Suppression de l’article 87 bis : Les gestionnaires exigent des compensations
par Ghania Oukazi, Le Quotidien d’Oran, 2 février 2014
La suppression de l’article 87 bis a buté contre des résistances qui ont failli compromettre le principe de son acceptation par le gouvernement.
«L’hypothèse de travail consiste à donner une nouvelle définition à la notion du SNMG pour pouvoir remplacer l’ancienne,» écrit l’UGTA dans le document qu’elle compte exposer lors de la prochaine tripartite. Document inclus dans le rapport du groupe tripartite qui s’est chargé d’examiner le thème en question. Elle en trace la trame et propose cette équation «SNMG=traitement de base =18 000 dinars.» Ce qui doit obliger les pouvoirs publics à procéder à un réajustement des salaires de base de certaines catégories à ce niveau du SNMG fixé, pour rappel, en 2012. La mise en œuvre de l’équation syndicale au niveau des institutions et administrations publiques consiste, selon les explications des responsables de l’UGTA, «à relever le traitement de base des catégories 1 à 8 à 18 000 DA. «Cela aura un impact financier estimé à 76 120 222 455 milliards de DA,» souligne la Centrale syndicale. Les effectifs (toutes catégories confondues) qui seront concernés par le réajustement de leur salaire de base, sont de l’ordre de 1 000 790 employés.

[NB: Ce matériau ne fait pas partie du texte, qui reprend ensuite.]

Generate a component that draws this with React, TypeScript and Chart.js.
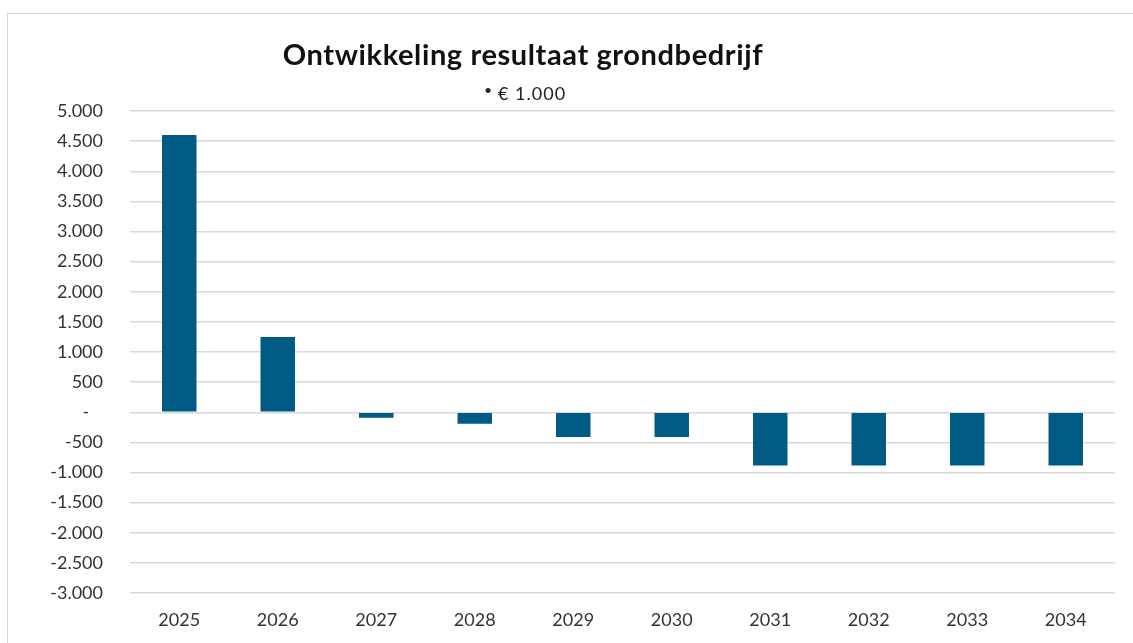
import React, { useEffect, useRef } from "react";
import { Chart, registerables } from "chart.js";

Chart.register(...registerables);

const categories = ["2025", "2026", "2027", "2028", "2029", "2030", "2031", "2032", "2033", "2034"];
const resultValues = [4600, 1250, -90, -190, -410, -410, -885, -885, -885, -885];
const yMin = -3000;
const yMax = 5000;
const yStep = 500;
const titleText = "Ontwikkeling resultaat grondbedrijf";
const subtitleText = "€ 1.000";

const BAR_COLOR = "#005b84";
const GRID_COLOR = "#d9d9d9";
const TEXT_COLOR = "#333333";

function formatTick(v: number): string {
  if (v === 0) return "-   ";
  const abs = Math.abs(v);
  const s = abs.toString().replace(/\B(?=(\d{3})+(?!\d))/g, ".");
  return (v < 0 ? "-" : "") + s;
}

export default function App() {
  const canvasRef = useRef<HTMLCanvasElement | null>(null);

  useEffect(() => {
    if (!canvasRef.current) return;
    const chart = new Chart(canvasRef.current, {
      type: "bar",
      data: {
        labels: categories,
        datasets: [
          {
            label: "Resultaat",
            data: resultValues,
            backgroundColor: BAR_COLOR,
            borderWidth: 0,
            barPercentage: 0.35,
            categoryPercentage: 1,
          },
        ],
      },
      options: {
        animation: false,
        responsive: false,
        maintainAspectRatio: false,
        layout: { padding: { top: 111, left: 0, right: 18, bottom: 0 } },
        plugins: {
          legend: { display: false },
          title: { display: false },
          tooltip: { enabled: false },
        },
        scales: {
          x: {
            grid: { display: false, drawTicks: false },
            border: { display: false },
            ticks: {
              color: TEXT_COLOR,
              font: { family: "Lato", size: 18 },
              padding: 16,
              maxRotation: 0,
              autoSkip: false,
            },
            afterFit: (s: any) => {
              s.height = 50;
            },
          },
          y: {
            min: yMin,
            max: yMax,
            grid: { color: GRID_COLOR, lineWidth: 1.5, drawTicks: false },
            border: { display: false },
            ticks: {
              stepSize: yStep,
              autoSkip: false,
              color: TEXT_COLOR,
              font: { family: "Lato", size: 18 },
              padding: 27,
              callback: (v: any) => formatTick(Number(v)),
            },
            afterFit: (s: any) => {
              s.width = 130;
            },
          },
        },
      },
    });
    return () => chart.destroy();
  }, []);

  return (
    <div
      style={{
        position: "absolute",
        left: 0,
        top: 0,
        width: 1133,
        height: 643,
        background: "#ffffff",
        overflow: "hidden",
      }}
    >
      <div
        style={{
          position: "absolute",
          left: 7,
          top: 13,
          width: 1200,
          height: 700,
          borderLeft: "1.5px solid #d9d9d9",
          borderTop: "1.5px solid #d9d9d9",
        }}
      />
      <canvas
        ref={canvasRef}
        width={1133}
        height={643}
        style={{ position: "absolute", left: 0, top: 0, width: 1133, height: 643 }}
      />
      <div
        style={{
          position: "absolute",
          left: 0,
          top: 37,
          width: 1046,
          textAlign: "center",
          fontFamily: "Lato, sans-serif",
          fontWeight: 700,
          fontSize: 29,
          letterSpacing: "0.6px",
          lineHeight: "34px",
          color: "#111",
          whiteSpace: "nowrap",
        }}
      >
        {titleText}
      </div>
      <div
        style={{
          position: "absolute",
          left: 2,
          top: 82,
          width: 1046,
          textAlign: "center",
          fontFamily: "Lato, sans-serif",
          fontSize: 18,
          letterSpacing: "1px",
          lineHeight: "22px",
          color: "#222",
          whiteSpace: "nowrap",
        }}
      >
        <span style={{ fontSize: 14, position: "relative", top: -5, marginRight: 5 }}>•</span>
        {subtitleText}
      </div>
    </div>
  );
}
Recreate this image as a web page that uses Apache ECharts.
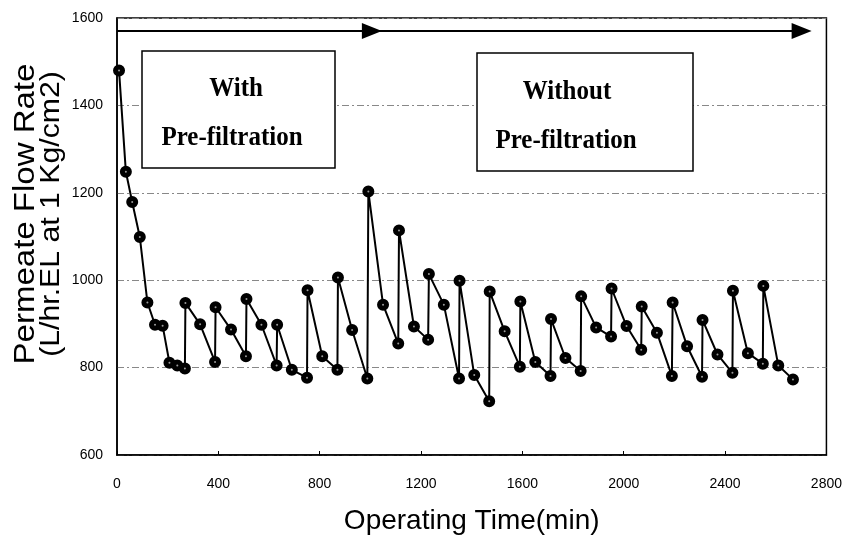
<!DOCTYPE html>
<html>
<head>
<meta charset="utf-8">
<script src="https://cdn.jsdelivr.net/npm/echarts@6/dist/echarts.min.js"></script>
<style>
  html, body { margin: 0; padding: 0; background: #fff; }
  #myChart { width: 845px; height: 540px; }
</style>
</head>
<body>
<div id="myChart"></div>
<script>
  // operating time (min) and permeate flow rate
  const timeMin = [8, 35, 60, 90, 120, 150, 180, 207, 238, 268, 270, 328, 387, 389, 450, 509, 511, 570,
    630, 632, 690, 750, 752, 810, 870, 872, 928, 988, 992, 1050, 1110, 1113, 1172, 1228, 1231, 1290,
    1350, 1352, 1410, 1469, 1471, 1530, 1590, 1592, 1651, 1711, 1713, 1770, 1830, 1832, 1891, 1950,
    1952, 2011, 2069, 2071, 2131, 2190, 2193, 2250, 2309, 2311, 2370, 2429, 2431, 2490, 2549, 2551,
    2610, 2668];
  const flowRate = [1480, 1248, 1179, 1099, 949, 898, 896, 811, 805, 798, 948, 899, 813, 938, 887, 826, 957, 898,
    805, 898, 795, 777, 977, 826, 795, 1006, 886, 775, 1203, 944, 855, 1114, 894, 864, 1014, 944,
    775, 999, 783, 723, 974, 883, 802, 951, 813, 781, 911, 822, 792, 963, 892, 871,
    981, 895, 841, 940, 880, 781, 949, 849, 779, 909, 830, 788, 976, 833, 809, 987,
    805, 773];

  // phase arrows along the top (time at arrow head, flow level of the arrow line)
  const arrowLevel = 1570;
  const phaseArrows = [[0, 1006], [1006, 2702]];

  const seriesData = timeMin.map((t, i) => [t, flowRate[i]]);

  const myChart = echarts.init(document.getElementById('myChart'));

  const tickFont = { fontFamily: "'Liberation Sans', Arial", fontSize: 14, color: '#000', formatter: v => String(v) };
  const boxFont = "bold 25px 'Liberation Serif', 'Times New Roman', serif";

  myChart.setOption({
    animation: false,
    backgroundColor: '#fff',
    grid: {
      left: 117,
      right: 18,
      top: 18,
      bottom: 82,
      show: true,
      borderColor: '#000',
      borderWidth: 1.5
    },
    xAxis: {
      type: 'value',
      min: 0,
      max: 2800,
      interval: 400,
      name: 'Operating Time(min)',
      nameLocation: 'middle',
      nameGap: 52,
      nameTextStyle: { fontFamily: "'Liberation Sans', Arial", fontSize: 28, color: '#000' },
      axisLine: { lineStyle: { color: '#000', width: 1.5 } },
      axisTick: { inside: true, length: 4, lineStyle: { color: '#000' } },
      axisLabel: Object.assign({ margin: 22 }, tickFont),
      splitLine: { show: false }
    },
    yAxis: {
      type: 'value',
      min: 600,
      max: 1600,
      interval: 200,
      axisLine: { show: true, lineStyle: { color: '#000', width: 1.5 } },
      axisTick: { show: false },
      axisLabel: Object.assign({ margin: 14 }, tickFont),
      splitLine: { lineStyle: { color: '#888', width: 1, type: [7, 3, 2, 3] } }
    },
    series: [
      {
        type: 'line',
        data: seriesData,
        symbol: 'circle',
        symbolSize: 7,
        showAllSymbol: true,
        lineStyle: { color: '#000', width: 2 },
        itemStyle: { color: '#999', borderColor: '#000', borderWidth: 5 },
        z: 5,
        markLine: {
          silent: true,
          symbol: ['none', 'triangle'],
          symbolSize: [16, 20],
          label: { show: false },
          lineStyle: { type: 'solid', color: '#000', width: 2 },
          itemStyle: { color: '#000' },
          data: phaseArrows.map(a => [{ coord: [a[0], arrowLevel] }, { coord: [a[1], arrowLevel] }])
        }
      }
    ],
    graphic: [
      // y axis title, two lines
      {
        type: 'text', x: 26, y: 214, rotation: Math.PI / 2, scaleX: 1.1,
        style: { text: 'Permeate Flow Rate', font: "30px 'Liberation Sans', Arial", fill: '#000', textAlign: 'center', textVerticalAlign: 'middle' }
      },
      {
        type: 'text', x: 52, y: 214, rotation: Math.PI / 2, scaleX: 1.12,
        style: { text: '(L/hr.EL at 1 Kg/cm2)', font: "27px 'Liberation Sans', Arial", fill: '#000', textAlign: 'center', textVerticalAlign: 'middle' }
      },
      // phase boxes
      {
        type: 'rect', z: 10,
        shape: { x: 142, y: 51, width: 193, height: 117 },
        style: { fill: '#fff', stroke: '#000', lineWidth: 1.5 }
      },
      {
        type: 'text', z: 11, x: 236, y: 89, scaleY: 1.12,
        style: { text: 'With', font: boxFont, fill: '#000', textAlign: 'center', textVerticalAlign: 'middle' }
      },
      {
        type: 'text', z: 11, x: 232, y: 138, scaleY: 1.12,
        style: { text: 'Pre-filtration', font: boxFont, fill: '#000', textAlign: 'center', textVerticalAlign: 'middle' }
      },
      {
        type: 'rect', z: 10,
        shape: { x: 477, y: 53, width: 216, height: 118 },
        style: { fill: '#fff', stroke: '#000', lineWidth: 1.5 }
      },
      {
        type: 'text', z: 11, x: 567, y: 92, scaleY: 1.12,
        style: { text: 'Without', font: boxFont, fill: '#000', textAlign: 'center', textVerticalAlign: 'middle' }
      },
      {
        type: 'text', z: 11, x: 566, y: 141, scaleY: 1.12,
        style: { text: 'Pre-filtration', font: boxFont, fill: '#000', textAlign: 'center', textVerticalAlign: 'middle' }
      }
    ]
  });
</script>
</body>
</html>
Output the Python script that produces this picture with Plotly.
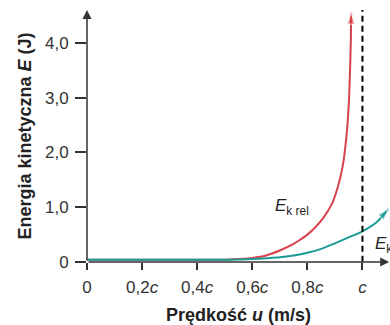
import plotly.graph_objects as go

# Relativistic kinetic energy (red)
u_rel = [0, 0.1, 0.2, 0.3, 0.4, 0.5, 0.55, 0.6, 0.65, 0.7, 0.75, 0.775, 0.8, 0.83, 0.86, 0.89, 0.91, 0.928, 0.942, 0.95, 0.955, 0.958, 0.959]
E_rel = [0.04, 0.04, 0.04, 0.04, 0.04, 0.042, 0.055, 0.075, 0.12, 0.21, 0.33, 0.41, 0.5, 0.64, 0.82, 1.07, 1.36, 1.74, 2.3, 2.85, 3.5, 4.1, 4.55]

# Classical kinetic energy (teal)
u_cl = [0, 0.1, 0.2, 0.3, 0.4, 0.5, 0.55, 0.6, 0.65, 0.7, 0.75, 0.8, 0.85, 0.9, 0.95, 1.0, 1.05, 1.095]
E_cl = [0.04, 0.04, 0.04, 0.04, 0.04, 0.042, 0.045, 0.055, 0.068, 0.085, 0.12, 0.17, 0.24, 0.34, 0.45, 0.56, 0.72, 0.97]

x_tickvals = [0, 0.2, 0.4, 0.6, 0.8, 1.0]
x_ticktext = ["0", "0,2<i>c</i>", "0,4<i>c</i>", "0,6<i>c</i>", "0,8<i>c</i>", "<i>c</i>"]
y_tickvals = [0, 1, 2, 3, 4]
y_ticktext = ["0", "1,0", "2,0", "3,0", "4,0"]

RED = "#d7424b"
TEAL = "#1a9b96"
AX = "#333333"
FONT = "Liberation Sans, Arial, sans-serif"

XMAX = 1.10
YMAX = 4.6

fig = go.Figure()

def arrow_sizes(n, s):
    return [0] * (n - 1) + [s]

fig.add_trace(go.Scatter(
    x=u_rel, y=E_rel, mode="lines+markers",
    line=dict(color=RED, width=2, shape="spline", smoothing=0.8),
    marker=dict(symbol="arrow", angleref="previous", size=arrow_sizes(len(u_rel), 12), color=RED),
    cliponaxis=False, hoverinfo="skip", showlegend=False))

fig.add_trace(go.Scatter(
    x=u_cl, y=E_cl, mode="lines+markers",
    line=dict(color=TEAL, width=2, shape="spline", smoothing=0.8),
    marker=dict(symbol="arrow", angleref="previous", size=arrow_sizes(len(u_cl), 12), color=TEAL),
    cliponaxis=False, hoverinfo="skip", showlegend=False))

# dashed line at u = c
fig.add_shape(type="line", xref="x", yref="y", x0=1.0, x1=1.0, y0=-0.18, y1=YMAX,
              line=dict(color="black", width=2, dash="6px,4px"))

# axis arrows
fig.add_annotation(x=0, y=YMAX, ax=0, ay=0, xref="x", yref="y", axref="x", ayref="y",
                   text="", showarrow=True, arrowhead=2, arrowsize=1.2, arrowwidth=1.5,
                   arrowcolor=AX, standoff=0, startstandoff=0)
fig.add_annotation(x=1.097, y=0, ax=0, ay=0, xref="x", yref="y", axref="x", ayref="y",
                   text="", showarrow=True, arrowhead=2, arrowsize=1.2, arrowwidth=1.5,
                   arrowcolor=AX, standoff=0, startstandoff=0)

# curve labels
fig.add_annotation(x=0.675, y=1.0, xref="x", yref="y", xanchor="left", yanchor="middle",
                   text="<i>E</i><sub>k rel</sub>", showarrow=False,
                   font=dict(family=FONT, size=17, color="#222"))
fig.add_annotation(x=1.04, y=0.31, xref="x", yref="y", xanchor="left", yanchor="middle",
                   text="<i>E</i><sub>k klas</sub>", showarrow=False,
                   font=dict(family=FONT, size=17, color="#222"))

fig.update_layout(
    width=390, height=325,
    margin=dict(l=87, r=0, t=10, b=63),
    paper_bgcolor="white", plot_bgcolor="white",
    font=dict(family=FONT, size=17, color=AX),
    xaxis=dict(range=[0, XMAX], showgrid=False, zeroline=False, showline=False, automargin=False,
               tickvals=x_tickvals, ticktext=x_ticktext, ticks="outside", ticklen=7,
               ticklabelstandoff=3,
               tickwidth=1.5, tickcolor=AX, tickfont=dict(size=17, color=AX),
               title=dict(text="<b>Prędkość <i>u</i> (m/s)</b>", font=dict(size=18, color="#222"), standoff=14)),
    yaxis=dict(range=[0, YMAX], showgrid=False, zeroline=False, showline=False, automargin=False,
               tickvals=y_tickvals, ticktext=y_ticktext, ticks="outside", ticklen=11,
               ticklabelstandoff=3,
               tickwidth=1.5, tickcolor=AX, tickfont=dict(size=17, color=AX),
               title=dict(text="<b>Energia kinetyczna <i>E</i> (J)</b>", font=dict(size=18, color="#222"), standoff=8)),
)

fig.write_html("out.html", config={"displayModeBar": False},
               post_script="document.body.style.margin='0';document.body.style.overflow='hidden';")
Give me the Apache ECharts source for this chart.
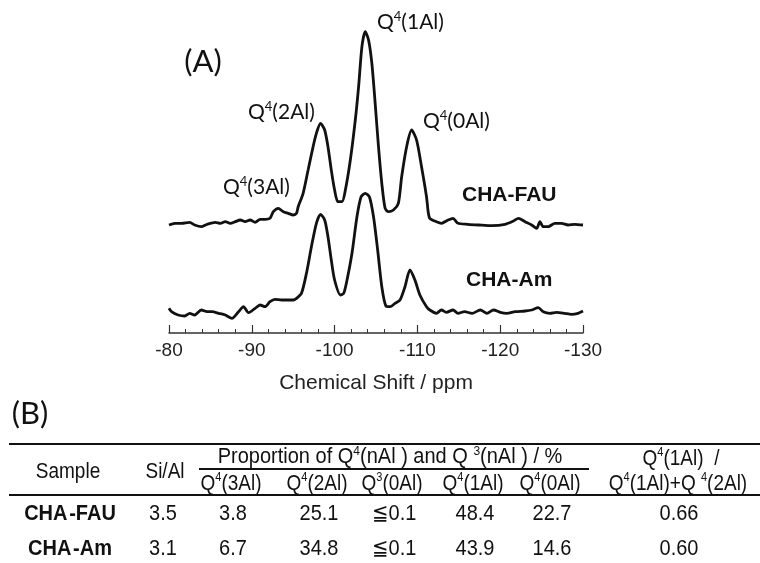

Au-delà de cette incidence financière, l’UGTA prévient en outre, que «l’application de cette mesure aura des contraintes majeures comme l’inversement du système de hiérarchie de la rémunération et le tassement des rémunérations entre les catégories.» Il en résultera en plus, selon les responsables syndicaux, la destruction du système de qualification sur lequel repose le fondement du système de rémunération de la fonction publique. «Un titulaire d’un diplôme de technicien sera rémunéré au même niveau qu’un agent ayant le niveau de 6ème année fondamentale,» préviennent-ils.
La redéfinition du SNMG entraînera, selon eux, la destruction du système de carrière qui est aussi des fondements sur lequel repose la fonction publique. C’est-à-dire, expliquent les syndicalistes, qu’elle obligera à «l’abrogation du système de formation ainsi que la promotion par le mérite.» Elle remettra en cause et détruira par ailleurs «le système de rémunération qui a été mis en place avec la grille indiciaire des traitements et le nouveau régime indemnitaire depuis 2008.» En fait, c’est un bouleversement total de toute la politique salariale du pays et des instruments de son application. Mais la Centrale syndicale anticipe et conseille «une sortie de crise», afin, disent ses responsables, «de maintenir les équilibres et la cohérence du système de rémunération en place, ainsi que l’éventail des niveaux de rémunérations.» Elle propose «d’accompagner la nouvelle définition du SNMG par des mesures correctives nécessaires qui consistent au relèvement des salaires par le biais du doublement de la valeur du point indiciaire (VPI) (…).» Ce qui ne sera pas non plus sans incidences financières. Le relèvement du VPI aura, selon ses calculs, un impact financier lourd sur le budget de l’Etat estimé à 1 461 774 136 763 milliards de DA pour un effectif global des administrations publiques (tous grades confondus) de 1 777 443 d’employés.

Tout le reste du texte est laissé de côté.